▶ _Work instructions_:
Leave out the pictures, and retype only the lines from the beginning of the material through the line that contains "var yTicks = [0.70, 0.75, 0.80, 0.85, 0.90, 0.95, 1.00];", including both.
* START Information provided *
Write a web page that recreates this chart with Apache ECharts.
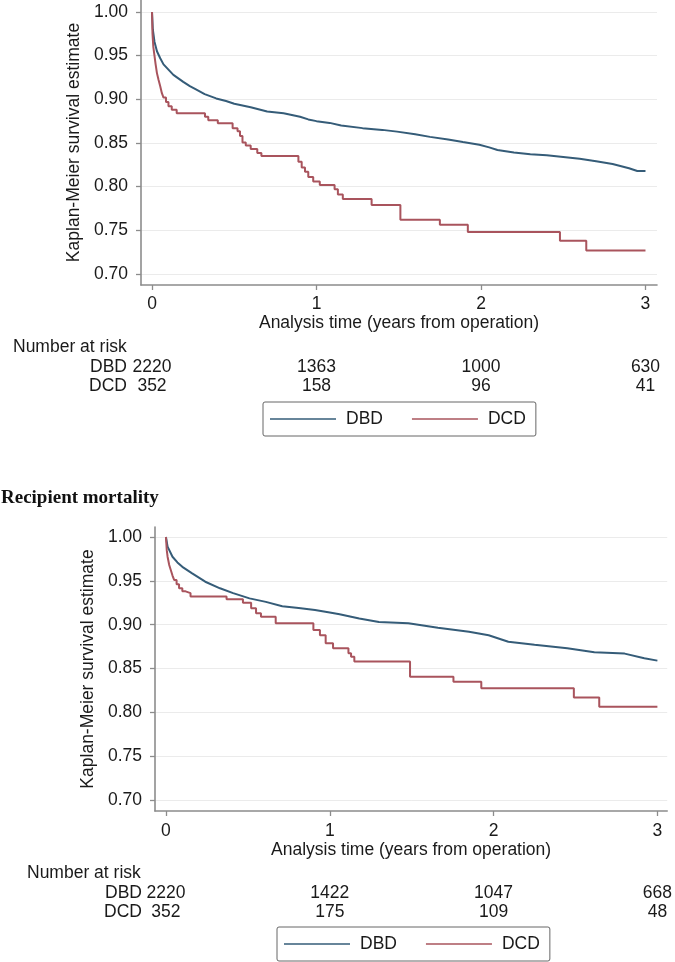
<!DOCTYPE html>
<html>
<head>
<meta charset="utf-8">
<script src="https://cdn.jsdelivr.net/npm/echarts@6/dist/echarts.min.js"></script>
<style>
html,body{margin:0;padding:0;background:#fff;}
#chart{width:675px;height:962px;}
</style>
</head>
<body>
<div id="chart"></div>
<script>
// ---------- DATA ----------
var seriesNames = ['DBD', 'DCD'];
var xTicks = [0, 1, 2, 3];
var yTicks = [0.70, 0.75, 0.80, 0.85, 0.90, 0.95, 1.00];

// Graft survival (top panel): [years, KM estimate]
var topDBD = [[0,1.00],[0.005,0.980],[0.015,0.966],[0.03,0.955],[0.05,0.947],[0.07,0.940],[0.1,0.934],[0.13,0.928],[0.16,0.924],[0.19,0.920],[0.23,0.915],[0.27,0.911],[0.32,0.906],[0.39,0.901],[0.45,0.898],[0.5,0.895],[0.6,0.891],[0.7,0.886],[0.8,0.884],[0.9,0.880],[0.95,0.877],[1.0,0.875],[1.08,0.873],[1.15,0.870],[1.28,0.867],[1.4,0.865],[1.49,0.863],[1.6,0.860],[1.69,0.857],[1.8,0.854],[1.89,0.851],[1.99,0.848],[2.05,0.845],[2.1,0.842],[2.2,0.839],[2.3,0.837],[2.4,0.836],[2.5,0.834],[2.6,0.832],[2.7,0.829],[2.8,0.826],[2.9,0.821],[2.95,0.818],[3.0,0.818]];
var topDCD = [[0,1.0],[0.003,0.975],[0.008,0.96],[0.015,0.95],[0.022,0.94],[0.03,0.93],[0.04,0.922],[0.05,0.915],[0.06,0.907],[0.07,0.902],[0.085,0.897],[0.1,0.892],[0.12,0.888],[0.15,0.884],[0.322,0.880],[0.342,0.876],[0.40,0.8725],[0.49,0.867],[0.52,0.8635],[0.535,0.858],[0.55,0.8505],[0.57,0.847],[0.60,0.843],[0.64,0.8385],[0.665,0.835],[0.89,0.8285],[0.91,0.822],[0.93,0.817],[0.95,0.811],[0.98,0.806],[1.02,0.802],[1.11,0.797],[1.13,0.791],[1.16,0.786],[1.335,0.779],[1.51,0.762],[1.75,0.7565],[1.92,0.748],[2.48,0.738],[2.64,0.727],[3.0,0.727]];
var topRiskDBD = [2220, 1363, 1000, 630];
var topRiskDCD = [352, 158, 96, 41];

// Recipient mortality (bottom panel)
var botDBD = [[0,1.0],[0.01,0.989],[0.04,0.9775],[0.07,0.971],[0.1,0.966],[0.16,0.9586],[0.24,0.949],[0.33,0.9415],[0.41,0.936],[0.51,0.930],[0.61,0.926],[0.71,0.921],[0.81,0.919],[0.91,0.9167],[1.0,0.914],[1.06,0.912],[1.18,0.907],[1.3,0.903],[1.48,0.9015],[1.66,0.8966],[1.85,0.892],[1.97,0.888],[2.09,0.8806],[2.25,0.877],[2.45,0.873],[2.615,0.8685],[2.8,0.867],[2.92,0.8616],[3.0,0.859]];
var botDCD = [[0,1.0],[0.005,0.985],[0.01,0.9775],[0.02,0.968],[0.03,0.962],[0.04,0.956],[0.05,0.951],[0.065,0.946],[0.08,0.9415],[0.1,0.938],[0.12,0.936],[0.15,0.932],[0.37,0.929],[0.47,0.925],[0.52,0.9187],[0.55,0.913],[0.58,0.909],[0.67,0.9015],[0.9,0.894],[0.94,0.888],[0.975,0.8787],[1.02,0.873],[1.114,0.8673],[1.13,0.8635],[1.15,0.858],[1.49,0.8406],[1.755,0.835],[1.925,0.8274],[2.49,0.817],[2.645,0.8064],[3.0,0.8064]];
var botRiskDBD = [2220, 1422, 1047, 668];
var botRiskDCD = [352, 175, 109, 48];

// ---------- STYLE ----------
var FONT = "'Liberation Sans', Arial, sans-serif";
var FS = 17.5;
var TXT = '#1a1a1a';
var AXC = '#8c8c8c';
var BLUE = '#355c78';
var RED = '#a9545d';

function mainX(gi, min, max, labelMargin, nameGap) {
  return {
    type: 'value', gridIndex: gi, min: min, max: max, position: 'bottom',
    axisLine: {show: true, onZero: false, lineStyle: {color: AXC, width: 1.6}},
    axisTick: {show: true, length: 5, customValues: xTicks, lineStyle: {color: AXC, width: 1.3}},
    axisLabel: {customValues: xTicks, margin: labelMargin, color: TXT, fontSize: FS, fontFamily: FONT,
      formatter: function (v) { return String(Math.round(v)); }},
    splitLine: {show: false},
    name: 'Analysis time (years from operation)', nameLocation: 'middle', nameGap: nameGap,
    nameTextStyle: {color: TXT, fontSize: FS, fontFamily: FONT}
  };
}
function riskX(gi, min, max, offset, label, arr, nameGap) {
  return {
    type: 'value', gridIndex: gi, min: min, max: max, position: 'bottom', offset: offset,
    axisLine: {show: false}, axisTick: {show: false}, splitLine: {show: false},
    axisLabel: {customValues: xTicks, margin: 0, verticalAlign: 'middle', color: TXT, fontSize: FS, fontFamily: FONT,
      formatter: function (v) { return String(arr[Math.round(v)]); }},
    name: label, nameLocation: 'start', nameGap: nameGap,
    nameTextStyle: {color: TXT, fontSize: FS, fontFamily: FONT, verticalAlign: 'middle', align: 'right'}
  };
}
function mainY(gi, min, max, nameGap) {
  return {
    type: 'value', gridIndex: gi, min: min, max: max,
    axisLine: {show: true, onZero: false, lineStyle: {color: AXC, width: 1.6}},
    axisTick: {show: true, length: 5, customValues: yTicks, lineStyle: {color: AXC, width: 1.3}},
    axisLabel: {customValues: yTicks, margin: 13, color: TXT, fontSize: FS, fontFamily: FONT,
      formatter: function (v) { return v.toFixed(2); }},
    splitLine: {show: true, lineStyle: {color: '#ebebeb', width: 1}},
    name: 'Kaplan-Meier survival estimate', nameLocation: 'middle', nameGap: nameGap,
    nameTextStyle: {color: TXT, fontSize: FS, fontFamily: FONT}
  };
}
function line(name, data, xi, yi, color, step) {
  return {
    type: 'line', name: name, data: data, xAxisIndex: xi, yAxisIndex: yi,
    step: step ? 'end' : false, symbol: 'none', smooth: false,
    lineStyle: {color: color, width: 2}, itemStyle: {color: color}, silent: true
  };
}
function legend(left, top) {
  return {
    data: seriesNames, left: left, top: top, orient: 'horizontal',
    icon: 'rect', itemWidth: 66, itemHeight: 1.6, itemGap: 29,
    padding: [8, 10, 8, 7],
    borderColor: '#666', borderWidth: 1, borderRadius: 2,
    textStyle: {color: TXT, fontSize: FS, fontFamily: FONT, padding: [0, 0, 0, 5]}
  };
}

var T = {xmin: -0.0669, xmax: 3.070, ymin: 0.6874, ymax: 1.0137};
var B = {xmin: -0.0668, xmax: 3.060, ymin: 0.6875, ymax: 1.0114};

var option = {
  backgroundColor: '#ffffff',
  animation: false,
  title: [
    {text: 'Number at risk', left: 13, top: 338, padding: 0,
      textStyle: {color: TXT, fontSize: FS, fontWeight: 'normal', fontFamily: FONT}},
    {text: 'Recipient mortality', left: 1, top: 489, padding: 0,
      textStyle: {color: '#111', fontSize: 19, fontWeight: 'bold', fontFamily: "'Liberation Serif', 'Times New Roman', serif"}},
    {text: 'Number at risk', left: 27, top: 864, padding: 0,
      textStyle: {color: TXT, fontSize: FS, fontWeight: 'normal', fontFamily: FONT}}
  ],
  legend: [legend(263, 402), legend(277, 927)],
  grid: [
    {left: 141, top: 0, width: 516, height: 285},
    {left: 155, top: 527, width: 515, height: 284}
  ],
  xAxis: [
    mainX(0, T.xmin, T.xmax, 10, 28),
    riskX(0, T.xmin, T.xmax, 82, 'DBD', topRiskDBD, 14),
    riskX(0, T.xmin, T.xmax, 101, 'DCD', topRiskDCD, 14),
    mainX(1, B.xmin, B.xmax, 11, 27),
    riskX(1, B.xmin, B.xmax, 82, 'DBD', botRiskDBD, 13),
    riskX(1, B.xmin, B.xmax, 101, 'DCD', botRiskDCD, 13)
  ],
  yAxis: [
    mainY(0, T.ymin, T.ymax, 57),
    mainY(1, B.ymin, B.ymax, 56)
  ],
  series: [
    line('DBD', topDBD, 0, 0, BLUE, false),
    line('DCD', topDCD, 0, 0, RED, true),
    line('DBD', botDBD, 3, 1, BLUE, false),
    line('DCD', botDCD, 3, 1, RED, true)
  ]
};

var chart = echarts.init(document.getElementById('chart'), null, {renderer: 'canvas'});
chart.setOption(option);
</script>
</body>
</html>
* END Information provided *
▶ _Final answer_:
Write a web page that recreates this chart with Apache ECharts.
<!DOCTYPE html>
<html>
<head>
<meta charset="utf-8">
<script src="https://cdn.jsdelivr.net/npm/echarts@6/dist/echarts.min.js"></script>
<style>
html,body{margin:0;padding:0;background:#fff;}
#chart{width:675px;height:962px;}
</style>
</head>
<body>
<div id="chart"></div>
<script>
// ---------- DATA ----------
var seriesNames = ['DBD', 'DCD'];
var xTicks = [0, 1, 2, 3];
var yTicks = [0.70, 0.75, 0.80, 0.85, 0.90, 0.95, 1.00];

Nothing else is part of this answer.